> Task to complete: Locate the string "that" throughout the material and copy every line in which it occurs.

[A block of data]
# # # # # # #

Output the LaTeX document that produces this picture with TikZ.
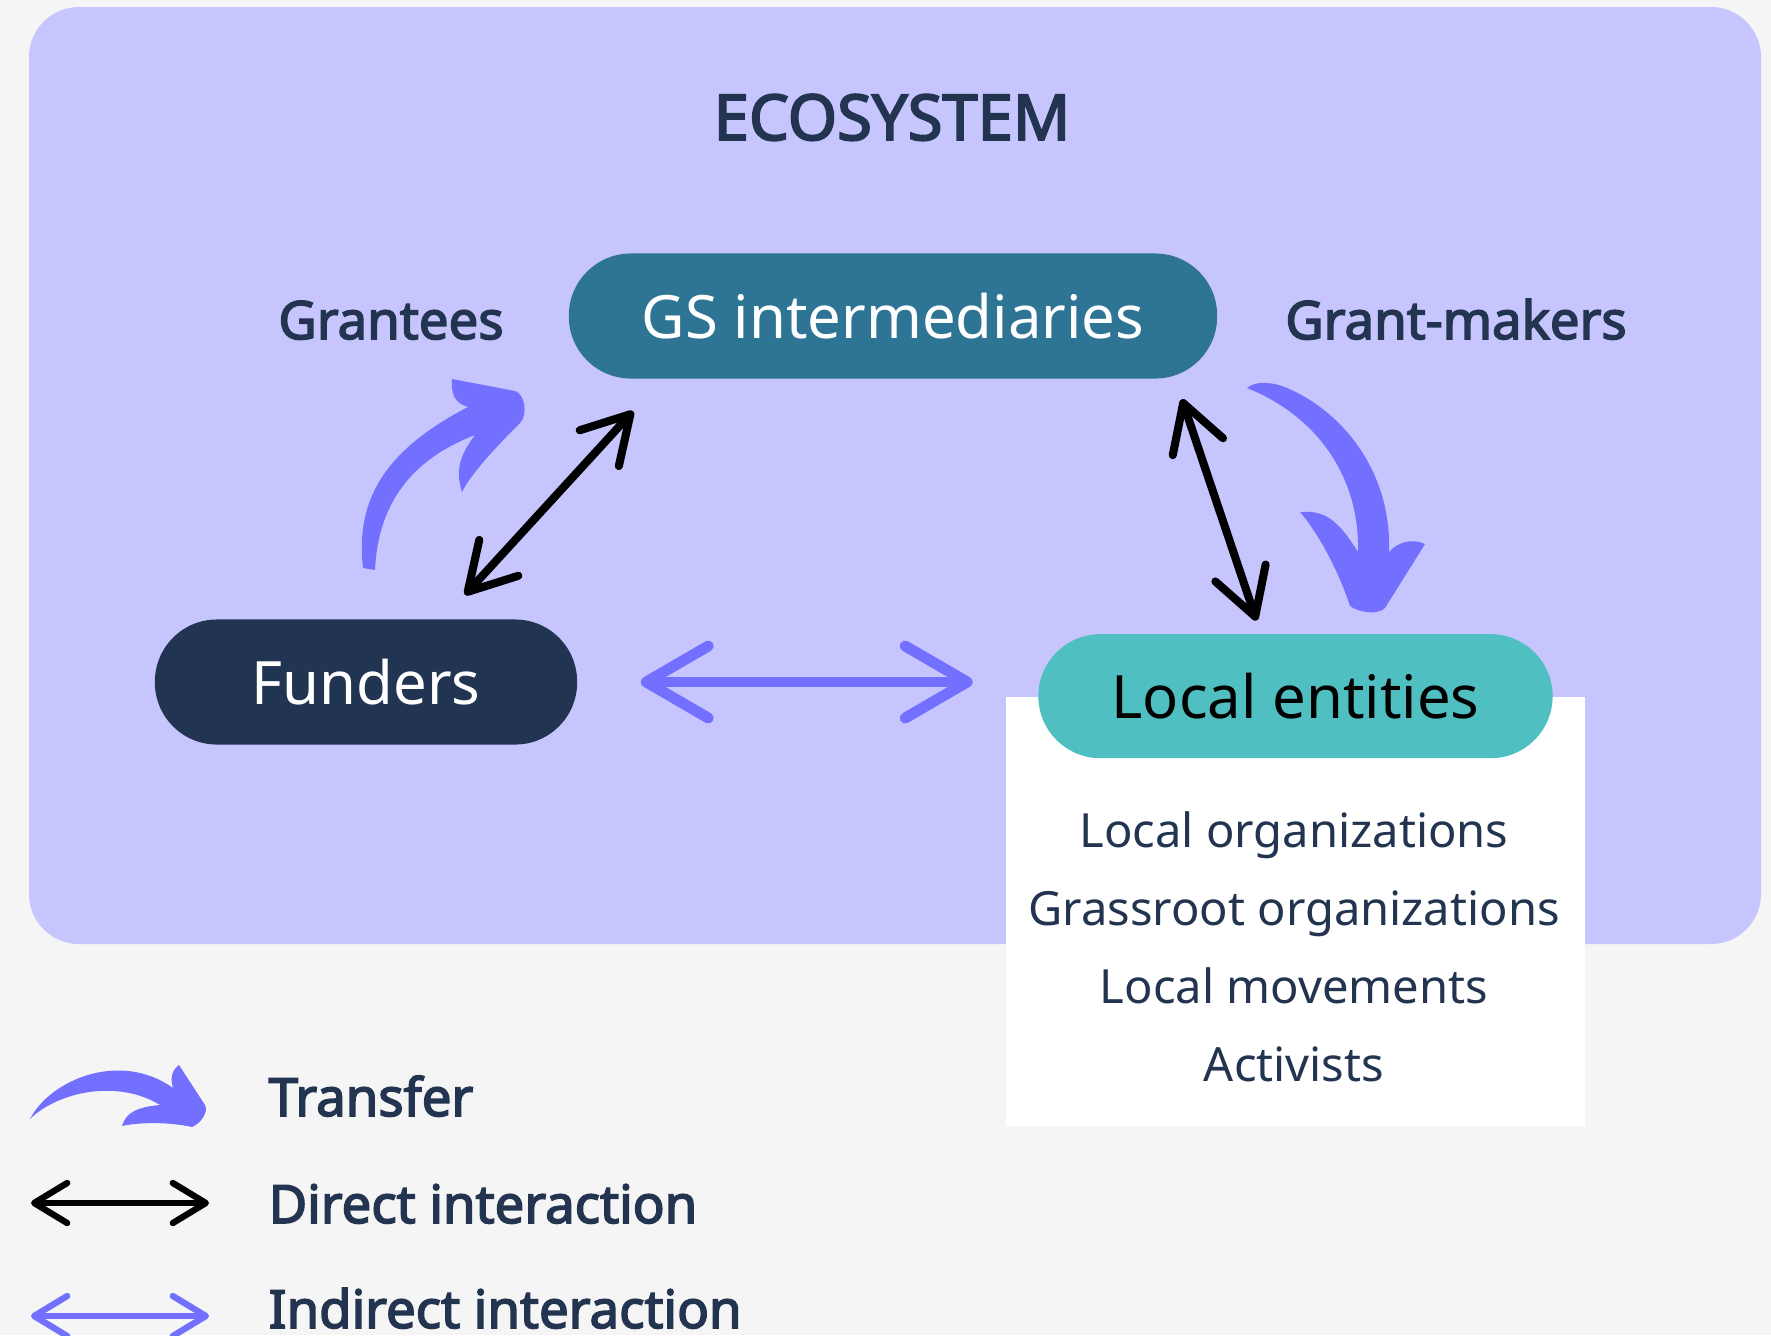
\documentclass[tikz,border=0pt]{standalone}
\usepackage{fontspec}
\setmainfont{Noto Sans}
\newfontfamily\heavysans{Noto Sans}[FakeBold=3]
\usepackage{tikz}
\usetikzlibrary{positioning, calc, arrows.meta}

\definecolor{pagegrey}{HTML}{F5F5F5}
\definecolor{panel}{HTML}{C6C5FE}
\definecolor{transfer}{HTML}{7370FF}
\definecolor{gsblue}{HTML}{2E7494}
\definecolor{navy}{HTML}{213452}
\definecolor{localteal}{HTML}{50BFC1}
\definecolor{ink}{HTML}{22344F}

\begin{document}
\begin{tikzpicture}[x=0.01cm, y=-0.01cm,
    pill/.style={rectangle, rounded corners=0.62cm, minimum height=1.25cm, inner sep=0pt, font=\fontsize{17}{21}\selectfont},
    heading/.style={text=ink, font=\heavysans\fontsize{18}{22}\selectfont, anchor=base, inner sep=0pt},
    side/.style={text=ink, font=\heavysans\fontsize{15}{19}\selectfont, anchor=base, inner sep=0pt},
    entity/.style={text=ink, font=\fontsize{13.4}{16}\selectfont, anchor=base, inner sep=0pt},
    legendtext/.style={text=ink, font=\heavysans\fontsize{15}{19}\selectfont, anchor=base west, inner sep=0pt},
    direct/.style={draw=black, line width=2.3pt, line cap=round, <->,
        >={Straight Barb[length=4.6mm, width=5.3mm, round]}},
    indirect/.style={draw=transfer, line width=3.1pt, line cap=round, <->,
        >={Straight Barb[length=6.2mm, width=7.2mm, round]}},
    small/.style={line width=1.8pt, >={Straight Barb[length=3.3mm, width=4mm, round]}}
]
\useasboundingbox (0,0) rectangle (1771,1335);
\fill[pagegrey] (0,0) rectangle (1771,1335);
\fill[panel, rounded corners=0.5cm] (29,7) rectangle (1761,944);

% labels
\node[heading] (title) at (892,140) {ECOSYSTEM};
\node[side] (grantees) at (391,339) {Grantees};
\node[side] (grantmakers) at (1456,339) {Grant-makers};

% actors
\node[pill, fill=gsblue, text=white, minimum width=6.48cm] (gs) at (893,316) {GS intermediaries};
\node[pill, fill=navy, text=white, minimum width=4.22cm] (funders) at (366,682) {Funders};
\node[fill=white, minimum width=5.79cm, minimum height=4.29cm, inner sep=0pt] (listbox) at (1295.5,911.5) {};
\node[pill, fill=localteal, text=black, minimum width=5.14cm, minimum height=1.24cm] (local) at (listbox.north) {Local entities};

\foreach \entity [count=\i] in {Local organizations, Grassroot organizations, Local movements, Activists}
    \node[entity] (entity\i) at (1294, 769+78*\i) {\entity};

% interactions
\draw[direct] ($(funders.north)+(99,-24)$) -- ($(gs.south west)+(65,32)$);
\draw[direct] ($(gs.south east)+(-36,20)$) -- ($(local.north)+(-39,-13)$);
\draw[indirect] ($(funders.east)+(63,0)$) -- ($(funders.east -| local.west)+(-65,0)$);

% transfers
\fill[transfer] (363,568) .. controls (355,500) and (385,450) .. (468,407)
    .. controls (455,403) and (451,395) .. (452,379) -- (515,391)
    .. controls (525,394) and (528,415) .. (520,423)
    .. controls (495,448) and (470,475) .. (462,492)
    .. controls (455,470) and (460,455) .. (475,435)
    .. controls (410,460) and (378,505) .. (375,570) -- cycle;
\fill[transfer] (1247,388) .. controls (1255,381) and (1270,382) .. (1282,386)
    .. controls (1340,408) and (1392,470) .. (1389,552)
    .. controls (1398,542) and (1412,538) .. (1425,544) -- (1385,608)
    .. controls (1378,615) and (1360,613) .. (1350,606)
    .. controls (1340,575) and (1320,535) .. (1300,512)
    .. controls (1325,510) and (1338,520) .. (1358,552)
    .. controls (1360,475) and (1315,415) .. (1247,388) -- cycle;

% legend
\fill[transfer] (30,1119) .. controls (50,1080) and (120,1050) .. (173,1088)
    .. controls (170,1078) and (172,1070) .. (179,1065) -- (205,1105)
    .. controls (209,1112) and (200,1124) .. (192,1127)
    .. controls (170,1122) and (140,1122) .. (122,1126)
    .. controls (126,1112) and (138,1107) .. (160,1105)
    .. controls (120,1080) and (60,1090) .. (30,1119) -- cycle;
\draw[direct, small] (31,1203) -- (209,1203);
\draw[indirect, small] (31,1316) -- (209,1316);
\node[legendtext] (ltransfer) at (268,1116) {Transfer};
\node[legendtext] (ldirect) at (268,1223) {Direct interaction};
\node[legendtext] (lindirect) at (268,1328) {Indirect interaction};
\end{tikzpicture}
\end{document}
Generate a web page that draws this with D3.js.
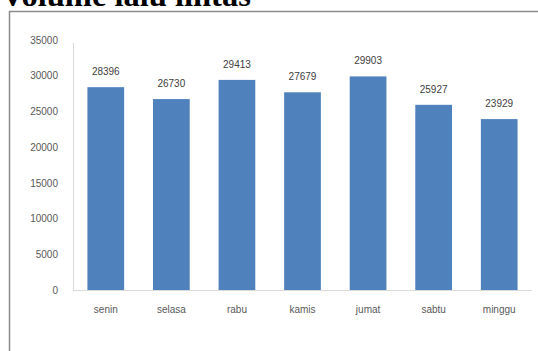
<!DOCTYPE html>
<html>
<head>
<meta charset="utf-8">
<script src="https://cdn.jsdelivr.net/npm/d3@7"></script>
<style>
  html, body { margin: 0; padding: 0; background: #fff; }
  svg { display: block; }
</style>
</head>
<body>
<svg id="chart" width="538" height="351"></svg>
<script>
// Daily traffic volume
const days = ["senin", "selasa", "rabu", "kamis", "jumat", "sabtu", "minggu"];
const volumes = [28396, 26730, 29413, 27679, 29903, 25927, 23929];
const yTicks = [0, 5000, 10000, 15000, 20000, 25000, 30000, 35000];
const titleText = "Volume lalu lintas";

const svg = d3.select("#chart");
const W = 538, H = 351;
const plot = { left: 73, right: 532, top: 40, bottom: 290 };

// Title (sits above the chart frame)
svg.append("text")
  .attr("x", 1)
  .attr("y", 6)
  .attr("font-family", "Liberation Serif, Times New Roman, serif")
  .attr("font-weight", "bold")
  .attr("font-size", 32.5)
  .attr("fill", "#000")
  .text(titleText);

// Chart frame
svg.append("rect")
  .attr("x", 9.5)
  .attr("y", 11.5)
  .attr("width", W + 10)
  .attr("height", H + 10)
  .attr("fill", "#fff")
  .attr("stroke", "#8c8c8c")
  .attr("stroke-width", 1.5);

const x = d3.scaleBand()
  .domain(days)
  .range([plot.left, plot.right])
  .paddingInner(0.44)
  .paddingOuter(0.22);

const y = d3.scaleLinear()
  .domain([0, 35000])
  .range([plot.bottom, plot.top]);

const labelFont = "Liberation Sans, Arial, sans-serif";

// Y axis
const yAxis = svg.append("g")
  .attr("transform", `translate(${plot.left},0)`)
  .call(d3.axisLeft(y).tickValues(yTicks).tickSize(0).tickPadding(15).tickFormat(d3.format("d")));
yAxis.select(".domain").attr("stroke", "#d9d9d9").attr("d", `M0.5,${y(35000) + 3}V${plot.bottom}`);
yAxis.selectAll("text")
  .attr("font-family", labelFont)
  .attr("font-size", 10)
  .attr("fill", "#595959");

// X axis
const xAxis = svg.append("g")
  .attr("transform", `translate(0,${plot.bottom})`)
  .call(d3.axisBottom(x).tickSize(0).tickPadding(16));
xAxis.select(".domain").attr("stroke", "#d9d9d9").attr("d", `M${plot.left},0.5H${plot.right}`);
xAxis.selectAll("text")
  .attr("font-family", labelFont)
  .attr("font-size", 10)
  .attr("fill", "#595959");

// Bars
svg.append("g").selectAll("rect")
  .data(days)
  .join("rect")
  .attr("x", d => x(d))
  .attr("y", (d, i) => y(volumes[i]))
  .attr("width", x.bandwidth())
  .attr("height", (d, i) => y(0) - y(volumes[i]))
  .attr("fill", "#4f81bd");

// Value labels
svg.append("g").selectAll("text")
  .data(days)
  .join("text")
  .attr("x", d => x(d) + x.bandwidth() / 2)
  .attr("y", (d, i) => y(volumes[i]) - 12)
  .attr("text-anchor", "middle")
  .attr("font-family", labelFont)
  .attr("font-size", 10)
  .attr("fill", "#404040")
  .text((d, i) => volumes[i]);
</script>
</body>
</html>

# # # # # # #

> Answer to the task:
Output the LaTeX document that produces this picture with TikZ.
Generate a web page that draws this with D3.js.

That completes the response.